昨年夏に、義弟と義父が2週間おきに亡くなり、立て続けに二人の葬式がありました。日本の葬式とはかなり違ったので、ご紹介したいと思います。

日本だと、葬式は、亡くなった直後に行われますが、イギリスでは、1週間後ぐらいに行われます。ちなみに、亡くなると、遺体はすぐに葬儀場に運ばれるため、お通夜はありません。

当時は、コロナ禍のため、葬儀場も消毒などが必要になり、1日に行える葬式の数が限られるとのこと。そのため、亡くなってから葬式まで、3週間かかりました。参加者も、最大30人に制限されていました。

イギリスで葬式を行うことが決まると、まず、「フューネラルディレクター」(葬祭ディレクター)が自宅に打ち合わせに来ます。この打ち合わせに従って、葬式が行われます。

葬式は、「公営の葬儀場」でするのか「教会」でするのかを選ぶことができます。「公営の葬儀場」は、教会式の建物に、火葬場が付属したものです。

公営の葬儀場の外観は、こんな感じです。義弟の場合も義父の場合も、公営の葬儀場で行いました。写真はお借りしました。


ちなみに、日本だと、知り合いであれば、誰でも、お通夜や葬式に参列できますが、イギリスでは、招待された人だけが葬式に参列できます。

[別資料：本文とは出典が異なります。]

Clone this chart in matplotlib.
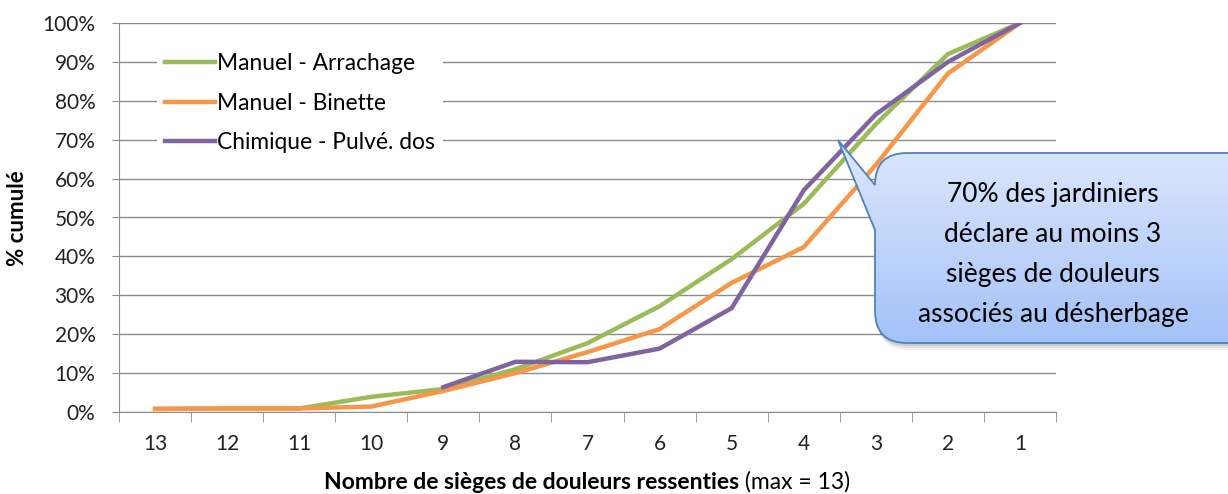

ドレスコードは、日本ほど厳しくなく、黒っぽい服であれば、OKなようです。白のTシャツ生地のトップスに、黒のスカートという人や(最高気温が35度ほどと、暑い日でした)、濃紺の花柄ワンピースの人もいました。男性は、暗めの色のスーツに、黒のネクタイでした。

葬儀屋さんの服装が、一番きちんとしていました。今更ながら、イギリスはカジュアルな国だと実感。写真はお借りしました。


建物内は教会形式で、棺は前方に置かれます。喪主が一番前の席に座ります。建物内は、こんな感じです。写真はお借りしました。


葬式が始まると、まず、故人の近親者が故人について15分ぐらいのスピーチをします。故人の兄弟がスピーチをすることが多いようです。イギリスらしく、軽くジョークを交えて、笑いを取ろうとします。

その後、前方の大クリーンで、写真のスライドショーが始まります。基本料金だと10枚程度で、追加料金を支払えば、写真を追加できるそうです。

義弟は、写真が趣味だったこともあって、義弟の葬儀では、40枚ぐらいスライドショーをしました。飼猫の写真が延々と続いたりして、和やかな雰囲気でした。葬式中には、故人が好きだった音楽もかかります。

義弟はアメショーの猫とジンジャーの猫を飼っていました。こんな感じで40枚続きました。写真はお借りしました。


スライドショーが終ると、葬儀ディレクターがスピーチし、事前の打ち合わせに従って、故人のエピソードを話します。義父の葬式では、「最後の姿ではなくて、元気だった頃の姿を覚えていてください」と、スピーチを締めくくりました。

義父はパーキンソン病を患い、認知症が進んだ中で、亡くなったので、義母がこのようなスピーチをリクエストしたのでしょう。

式次第が終了すると、棺に向かって手短にお別れをし、建物を出ます。私はてっきり、日本式に、「棺の窓を開け、故人のお顔を見てお別れする」と思い込んでいたのですが、イギリスではこれは無いようです。確かに、亡くなって3週間後では、難しいでしょうね。

義弟の葬儀の2週間後に、義父の葬儀があったのですが、参列者(30人)は親族が中心と、ほぼ同じメンバーで、しかも葬儀場も同じなので、葬式の悲しみの中でも、「やあやあ、また会ったね」と、半分コメディーを見ているような感じでした。

葬式が終ると、通常は、パブで食事をしたり、喪主の家で、サンドイッチやケーキをつまんだりします。昨年はコロナ禍のため、喪主の家の庭で8人でお茶をしました。

ちなみに、イギリスでも墓不足は深刻なようで、最近では、散骨が増えているそうです。

埋葬する場合、墓地でリース契約をするか、教会の区画を買うのですが、リース契約の場合、100年契約が多いとのこと。100年経ったら、近親者が残っておらず、リース契約を更新できずに、お墓も荒れるなど、問題も多いそうです。ちなみに、義弟も義父も散骨を選びました。

散骨を選ぶ人が多いので、専用の散骨場所を用意・管理しているビジネスも多いようです。


日本人の私にすると、自分が亡くなったときに、散骨されてお墓が無いというのは、少し寂しいように思うのですが、イギリス人は、死に対する考え方が違うのかも知れません。

長い文をお読みいただき、どうもありがとうございました。